The network features appear with default symbology that may not be optimal; however, this is a quick way to visualize the results of the migration.

The layer file includes subtype group layers for all the features in the network, with default symbology and field properties applied to each asset group.

The output of the migration is a utility network that matches the tables, fields, and domains of the classes from the source geometric network.

The output folder also contains a data loading workspace and a .csv file containing any subnetwork controllers from the source data. If you want to change any settings for the migration, you can open the geoprocessing history, modify the settings, and run the migration again.

The History pane appears and shows the Migrate to Utility Network tool.

To make changes to the migration, you can right-click the Migrate to Utility Network tool and open the tool with all the settings from your initial run.

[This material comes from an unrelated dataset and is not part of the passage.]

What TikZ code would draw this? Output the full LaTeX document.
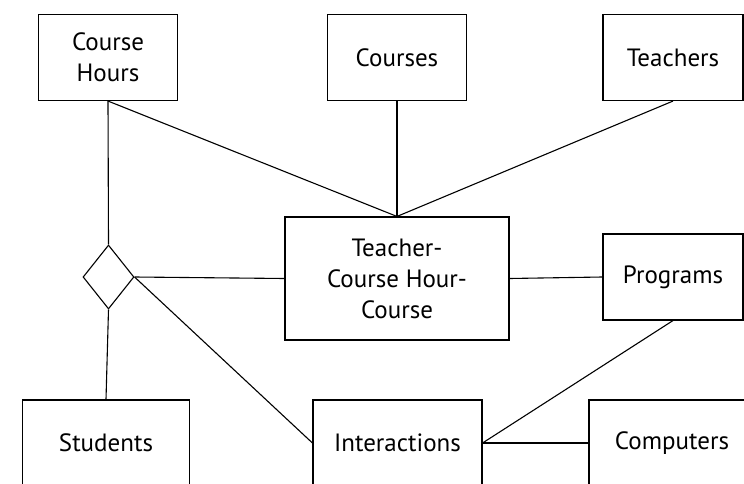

Now that you have migrated your data to a utility network, you can begin exploring your data in a utility network. If your data has topology errors, which is likely, you cannot perform any tracing or analysis using your utility network until you analyze and resolve these issues. To learn more about how to fix topology errors, read the Analyzing topology errors and Resolving topology errors articles. To try these tools on a sample dataset, go to the Ready to learn more section below for more tutorials. Once you have an error-free and enabled network topology, you can perform tracing, although you will still need to perform quality assurance to ensure that the network attributes and connectivity in your network produces valid results.